▸ INSTRUCTIONS TO FOLLOW
Below are entries to be transcribed exactly; exclude the pictures from the copy.

## BEGIN EXCERPTED DATA

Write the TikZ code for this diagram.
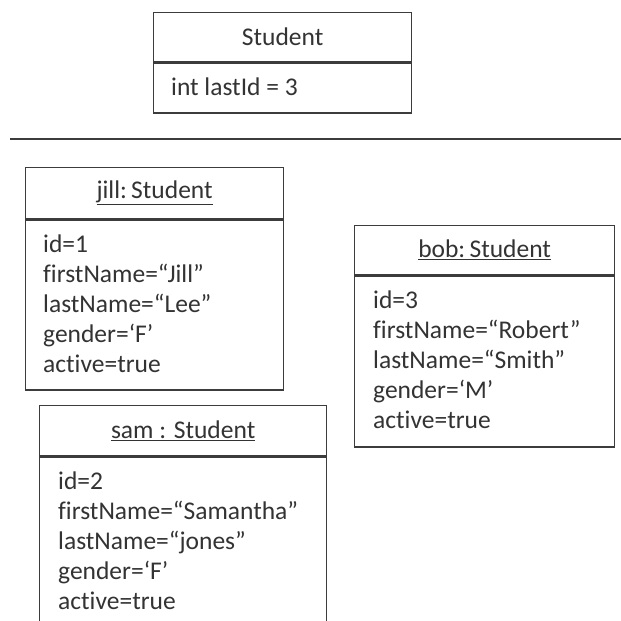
\documentclass[tikz,border=0pt]{standalone}
\usepackage{fontspec}
\setmainfont{Carlito}[Ligatures={NoCommon}]
\usetikzlibrary{positioning}
\definecolor{umlline}{HTML}{3C3C3C}
\definecolor{umltext}{HTML}{333333}
\tikzset{
  umlfont/.style={font=\fontsize{25.5}{30}\selectfont, text=umltext},
  objhead/.style={draw=umlline, line width=1.3pt, anchor=north west, inner sep=0pt, umlfont},
  objbody/.style={draw=umlline, line width=1.3pt, anchor=north, inner sep=0pt},
  objattr/.style={inner sep=0pt, align=left, umlfont},
}
\begin{document}
\begin{tikzpicture}[x=1pt,y=-1pt]
\useasboundingbox[fill=white] (0,0) rectangle (621,621);

% class
\node[objhead, minimum width=258, minimum height=49] (classhd) at (153,12) {Student};
\node[objbody, minimum width=258, minimum height=50] (classbd) at (classhd.south) {};
\node[objattr, below right=15pt and 18pt of classbd.north west] (classattr) {int lastId = 3};

% separator
\coordinate (sepL) at (10,139);
\coordinate (sepR) at (621,139);
\draw[umlline, line width=1.6pt] (sepL) -- (sepR);

% objects
\node[objhead, minimum width=258, minimum height=51] (jillhd) at (25,167) {\underline{jill:\,Student}};
\node[objbody, minimum width=258, minimum height=170] (jillbd) at (jillhd.south) {};
\node[objattr, below right=15pt and 18pt of jillbd.north west] (jillattr)
  {id=1\\firstName=“Jill”\\lastName=“Lee”\\gender=‘F’\\active=true};

\node[objhead, minimum width=260, minimum height=49] (bobhd) at (354,225) {\underline{bob:\,Student}};
\node[objbody, minimum width=260, minimum height=171] (bobbd) at (bobhd.south) {};
\node[objattr, below right=15pt and 19pt of bobbd.north west] (bobattr)
  {id=3\\firstName=“Robert”\\lastName=“Smith”\\gender=‘M’\\active=true};

\node[objhead, minimum width=287, minimum height=50] (samhd) at (39,405) {\underline{sam : Student}};
\node[objbody, minimum width=287, minimum height=190] (sambd) at (samhd.south) {};
\node[objattr, below right=15pt and 19pt of sambd.north west] (samattr)
  {id=2\\firstName=“Samantha”\\lastName=“jones”\\gender=‘F’\\active=true};
\end{tikzpicture}
\end{document}
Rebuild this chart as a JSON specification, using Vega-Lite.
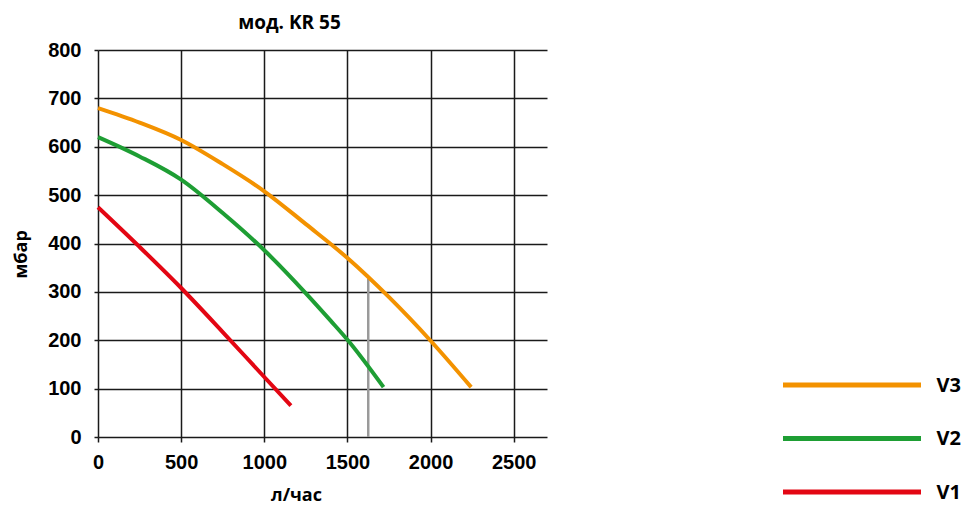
{
  "$schema": "https://vega.github.io/schema/vega-lite/v6.json",
  "background": "white",
  "padding": {"left": 12, "top": 14, "right": 5, "bottom": 0},
  "spacing": 233,
  "config": {
    "view": {"stroke": null},
    "font": "Liberation Sans"
  },
  "datasets": {
    "curves": [
      {"series": "V3", "q": 0, "p": 680},
      {"series": "V3", "q": 250, "p": 650},
      {"series": "V3", "q": 500, "p": 614},
      {"series": "V3", "q": 750, "p": 564},
      {"series": "V3", "q": 1000, "p": 508},
      {"series": "V3", "q": 1250, "p": 440},
      {"series": "V3", "q": 1500, "p": 370},
      {"series": "V3", "q": 1750, "p": 289},
      {"series": "V3", "q": 2000, "p": 199},
      {"series": "V3", "q": 2244, "p": 103},
      {"series": "V2", "q": 0, "p": 620},
      {"series": "V2", "q": 250, "p": 580},
      {"series": "V2", "q": 500, "p": 532},
      {"series": "V2", "q": 750, "p": 463},
      {"series": "V2", "q": 1000, "p": 386},
      {"series": "V2", "q": 1250, "p": 297},
      {"series": "V2", "q": 1400, "p": 240},
      {"series": "V2", "q": 1500, "p": 201},
      {"series": "V2", "q": 1717, "p": 103},
      {"series": "V1", "q": 0, "p": 475},
      {"series": "V1", "q": 250, "p": 393},
      {"series": "V1", "q": 500, "p": 308},
      {"series": "V1", "q": 750, "p": 217},
      {"series": "V1", "q": 1000, "p": 124},
      {"series": "V1", "q": 1160, "p": 65}
    ],
    "marker": [
      {"q": 1625, "p": 0},
      {"q": 1625, "p": 327}
    ],
    "legendRows": [
      {"series": "V3"},
      {"series": "V2"},
      {"series": "V1"}
    ]
  },
  "hconcat": [
    {
      "width": 449,
      "height": 387,
      "title": {
        "text": "мод. KR 55",
        "font": "Open Sans",
        "fontSize": 19,
        "fontWeight": "bold",
        "color": "#000",
        "anchor": "middle",
        "dx": -33,
        "offset": 7
      },
      "layer": [
        {
          "data": {"name": "marker"},
          "mark": {"type": "line", "color": "#9a9a9a", "strokeWidth": 2.5},
          "encoding": {
            "x": {"field": "q", "type": "quantitative"},
            "y": {"field": "p", "type": "quantitative"}
          }
        },
        {
          "data": {"name": "curves"},
          "mark": {"type": "line", "strokeWidth": 4, "interpolate": "monotone", "strokeCap": "butt"},
          "encoding": {
            "x": {
              "field": "q",
              "type": "quantitative",
              "scale": {"domain": [0, 2700], "nice": false, "zero": false},
              "axis": {
                "title": "л/час",
                "format": "d",
                "values": [0, 500, 1000, 1500, 2000, 2500],
                "grid": true,
                "gridColor": "#1a1a1a",
                "gridWidth": 1.5,
                "gridOpacity": 1,
                "domain": false,
                "ticks": true,
                "tickSize": 5,
                "tickColor": "#1a1a1a",
                "tickWidth": 1.5,
                "labelFont": "Liberation Sans",
                "labelFontSize": 20,
                "labelFontWeight": "bold",
                "labelColor": "#000",
                "labelPadding": 10,
                "labelFlush": false,
                "labelOverlap": false,
                "titleFont": "Open Sans",
                "titleFontSize": 18,
                "titleFontWeight": "bold",
                "titleColor": "#000",
                "titleX": 198,
                "titlePadding": 14
              }
            },
            "y": {
              "field": "p",
              "type": "quantitative",
              "scale": {"domain": [0, 800], "nice": false},
              "axis": {
                "title": "мбар",
                "values": [0, 100, 200, 300, 400, 500, 600, 700, 800],
                "grid": true,
                "gridColor": "#1a1a1a",
                "gridWidth": 1.5,
                "gridOpacity": 1,
                "domain": false,
                "ticks": true,
                "tickSize": 4,
                "tickColor": "#1a1a1a",
                "tickWidth": 1.5,
                "labelFont": "Liberation Sans",
                "labelFontSize": 20,
                "labelFontWeight": "bold",
                "labelColor": "#000",
                "labelPadding": 13,
                "labelFlush": false,
                "labelOverlap": false,
                "titleFont": "Open Sans",
                "titleFontSize": 18,
                "titleFontWeight": "bold",
                "titleColor": "#000",
                "titleY": 204,
                "titlePadding": 17
              }
            },
            "color": {
              "field": "series",
              "type": "nominal",
              "scale": {"domain": ["V3", "V2", "V1"], "range": ["#F39200", "#1E9E34", "#E30613"]},
              "legend": null
            }
          }
        }
      ]
    },
    {
      "width": 138,
      "height": 442,
      "data": {"name": "legendRows"},
      "mark": {"type": "rule", "strokeWidth": 5, "strokeCap": "butt"},
      "encoding": {
        "x": {"datum": 0, "type": "quantitative", "scale": {"domain": [0, 1], "nice": false}, "axis": null},
        "x2": {"datum": 1},
        "y": {
          "field": "series",
          "type": "nominal",
          "sort": ["V3", "V2", "V1"],
          "scale": {"type": "point", "domain": ["V3", "V2", "V1"], "range": [335, 442], "padding": 0},
          "axis": {
            "orient": "right",
            "title": null,
            "domain": false,
            "ticks": false,
            "tickSize": 0,
            "grid": false,
            "labelFont": "Open Sans",
            "labelFontSize": 20,
            "labelFontWeight": "bold",
            "labelColor": "#000",
            "labelPadding": 15
          }
        },
        "color": {"field": "series", "type": "nominal", "legend": null}
      }
    }
  ]
}
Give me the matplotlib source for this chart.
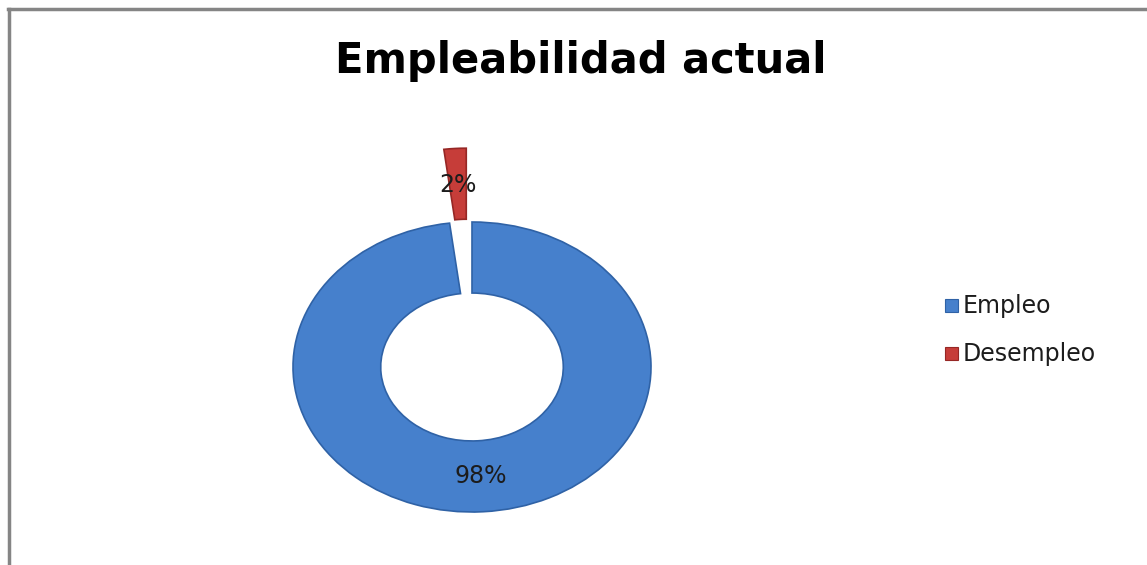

## END EXCERPTED DATA

▸ TASK OUTPUT
Write the TikZ code for this diagram.
\documentclass[tikz,border=0pt]{standalone}
\usepackage{fontspec}
\setmainfont{Carlito}[Ligatures={NoCommon}]
\usetikzlibrary{positioning}
\definecolor{umlline}{HTML}{3C3C3C}
\definecolor{umltext}{HTML}{333333}
\tikzset{
  umlfont/.style={font=\fontsize{25.5}{30}\selectfont, text=umltext},
  objhead/.style={draw=umlline, line width=1.3pt, anchor=north west, inner sep=0pt, umlfont},
  objbody/.style={draw=umlline, line width=1.3pt, anchor=north, inner sep=0pt},
  objattr/.style={inner sep=0pt, align=left, umlfont},
}
\begin{document}
\begin{tikzpicture}[x=1pt,y=-1pt]
\useasboundingbox[fill=white] (0,0) rectangle (621,621);

% class
\node[objhead, minimum width=258, minimum height=49] (classhd) at (153,12) {Student};
\node[objbody, minimum width=258, minimum height=50] (classbd) at (classhd.south) {};
\node[objattr, below right=15pt and 18pt of classbd.north west] (classattr) {int lastId = 3};

% separator
\coordinate (sepL) at (10,139);
\coordinate (sepR) at (621,139);
\draw[umlline, line width=1.6pt] (sepL) -- (sepR);

% objects
\node[objhead, minimum width=258, minimum height=51] (jillhd) at (25,167) {\underline{jill:\,Student}};
\node[objbody, minimum width=258, minimum height=170] (jillbd) at (jillhd.south) {};
\node[objattr, below right=15pt and 18pt of jillbd.north west] (jillattr)
  {id=1\\firstName=“Jill”\\lastName=“Lee”\\gender=‘F’\\active=true};

\node[objhead, minimum width=260, minimum height=49] (bobhd) at (354,225) {\underline{bob:\,Student}};
\node[objbody, minimum width=260, minimum height=171] (bobbd) at (bobhd.south) {};
\node[objattr, below right=15pt and 19pt of bobbd.north west] (bobattr)
  {id=3\\firstName=“Robert”\\lastName=“Smith”\\gender=‘M’\\active=true};

\node[objhead, minimum width=287, minimum height=50] (samhd) at (39,405) {\underline{sam : Student}};
\node[objbody, minimum width=287, minimum height=190] (sambd) at (samhd.south) {};
\node[objattr, below right=15pt and 19pt of sambd.north west] (samattr)
  {id=2\\firstName=“Samantha”\\lastName=“jones”\\gender=‘F’\\active=true};
\end{tikzpicture}
\end{document}
Rebuild this chart as a JSON specification, using Vega-Lite.
{
  "$schema": "https://vega.github.io/schema/vega-lite/v6.json",
  "background": "white",
  "padding": {"left": 12, "top": 14, "right": 5, "bottom": 0},
  "spacing": 233,
  "config": {
    "view": {"stroke": null},
    "font": "Liberation Sans"
  },
  "datasets": {
    "curves": [
      {"series": "V3", "q": 0, "p": 680},
      {"series": "V3", "q": 250, "p": 650},
      {"series": "V3", "q": 500, "p": 614},
      {"series": "V3", "q": 750, "p": 564},
      {"series": "V3", "q": 1000, "p": 508},
      {"series": "V3", "q": 1250, "p": 440},
      {"series": "V3", "q": 1500, "p": 370},
      {"series": "V3", "q": 1750, "p": 289},
      {"series": "V3", "q": 2000, "p": 199},
      {"series": "V3", "q": 2244, "p": 103},
      {"series": "V2", "q": 0, "p": 620},
      {"series": "V2", "q": 250, "p": 580},
      {"series": "V2", "q": 500, "p": 532},
      {"series": "V2", "q": 750, "p": 463},
      {"series": "V2", "q": 1000, "p": 386},
      {"series": "V2", "q": 1250, "p": 297},
      {"series": "V2", "q": 1400, "p": 240},
      {"series": "V2", "q": 1500, "p": 201},
      {"series": "V2", "q": 1717, "p": 103},
      {"series": "V1", "q": 0, "p": 475},
      {"series": "V1", "q": 250, "p": 393},
      {"series": "V1", "q": 500, "p": 308},
      {"series": "V1", "q": 750, "p": 217},
      {"series": "V1", "q": 1000, "p": 124},
      {"series": "V1", "q": 1160, "p": 65}
    ],
    "marker": [
      {"q": 1625, "p": 0},
      {"q": 1625, "p": 327}
    ],
    "legendRows": [
      {"series": "V3"},
      {"series": "V2"},
      {"series": "V1"}
    ]
  },
  "hconcat": [
    {
      "width": 449,
      "height": 387,
      "title": {
        "text": "мод. KR 55",
        "font": "Open Sans",
        "fontSize": 19,
        "fontWeight": "bold",
        "color": "#000",
        "anchor": "middle",
        "dx": -33,
        "offset": 7
      },
      "layer": [
        {
          "data": {"name": "marker"},
          "mark": {"type": "line", "color": "#9a9a9a", "strokeWidth": 2.5},
          "encoding": {
            "x": {"field": "q", "type": "quantitative"},
            "y": {"field": "p", "type": "quantitative"}
          }
        },
        {
          "data": {"name": "curves"},
          "mark": {"type": "line", "strokeWidth": 4, "interpolate": "monotone", "strokeCap": "butt"},
          "encoding": {
            "x": {
              "field": "q",
              "type": "quantitative",
              "scale": {"domain": [0, 2700], "nice": false, "zero": false},
              "axis": {
                "title": "л/час",
                "format": "d",
                "values": [0, 500, 1000, 1500, 2000, 2500],
                "grid": true,
                "gridColor": "#1a1a1a",
                "gridWidth": 1.5,
                "gridOpacity": 1,
                "domain": false,
                "ticks": true,
                "tickSize": 5,
                "tickColor": "#1a1a1a",
                "tickWidth": 1.5,
                "labelFont": "Liberation Sans",
                "labelFontSize": 20,
                "labelFontWeight": "bold",
                "labelColor": "#000",
                "labelPadding": 10,
                "labelFlush": false,
                "labelOverlap": false,
                "titleFont": "Open Sans",
                "titleFontSize": 18,
                "titleFontWeight": "bold",
                "titleColor": "#000",
                "titleX": 198,
                "titlePadding": 14
              }
            },
            "y": {
              "field": "p",
              "type": "quantitative",
              "scale": {"domain": [0, 800], "nice": false},
              "axis": {
                "title": "мбар",
                "values": [0, 100, 200, 300, 400, 500, 600, 700, 800],
                "grid": true,
                "gridColor": "#1a1a1a",
                "gridWidth": 1.5,
                "gridOpacity": 1,
                "domain": false,
                "ticks": true,
                "tickSize": 4,
                "tickColor": "#1a1a1a",
                "tickWidth": 1.5,
                "labelFont": "Liberation Sans",
                "labelFontSize": 20,
                "labelFontWeight": "bold",
                "labelColor": "#000",
                "labelPadding": 13,
                "labelFlush": false,
                "labelOverlap": false,
                "titleFont": "Open Sans",
                "titleFontSize": 18,
                "titleFontWeight": "bold",
                "titleColor": "#000",
                "titleY": 204,
                "titlePadding": 17
              }
            },
            "color": {
              "field": "series",
              "type": "nominal",
              "scale": {"domain": ["V3", "V2", "V1"], "range": ["#F39200", "#1E9E34", "#E30613"]},
              "legend": null
            }
          }
        }
      ]
    },
    {
      "width": 138,
      "height": 442,
      "data": {"name": "legendRows"},
      "mark": {"type": "rule", "strokeWidth": 5, "strokeCap": "butt"},
      "encoding": {
        "x": {"datum": 0, "type": "quantitative", "scale": {"domain": [0, 1], "nice": false}, "axis": null},
        "x2": {"datum": 1},
        "y": {
          "field": "series",
          "type": "nominal",
          "sort": ["V3", "V2", "V1"],
          "scale": {"type": "point", "domain": ["V3", "V2", "V1"], "range": [335, 442], "padding": 0},
          "axis": {
            "orient": "right",
            "title": null,
            "domain": false,
            "ticks": false,
            "tickSize": 0,
            "grid": false,
            "labelFont": "Open Sans",
            "labelFontSize": 20,
            "labelFontWeight": "bold",
            "labelColor": "#000",
            "labelPadding": 15
          }
        },
        "color": {"field": "series", "type": "nominal", "legend": null}
      }
    }
  ]
}
Give me the matplotlib source for this chart.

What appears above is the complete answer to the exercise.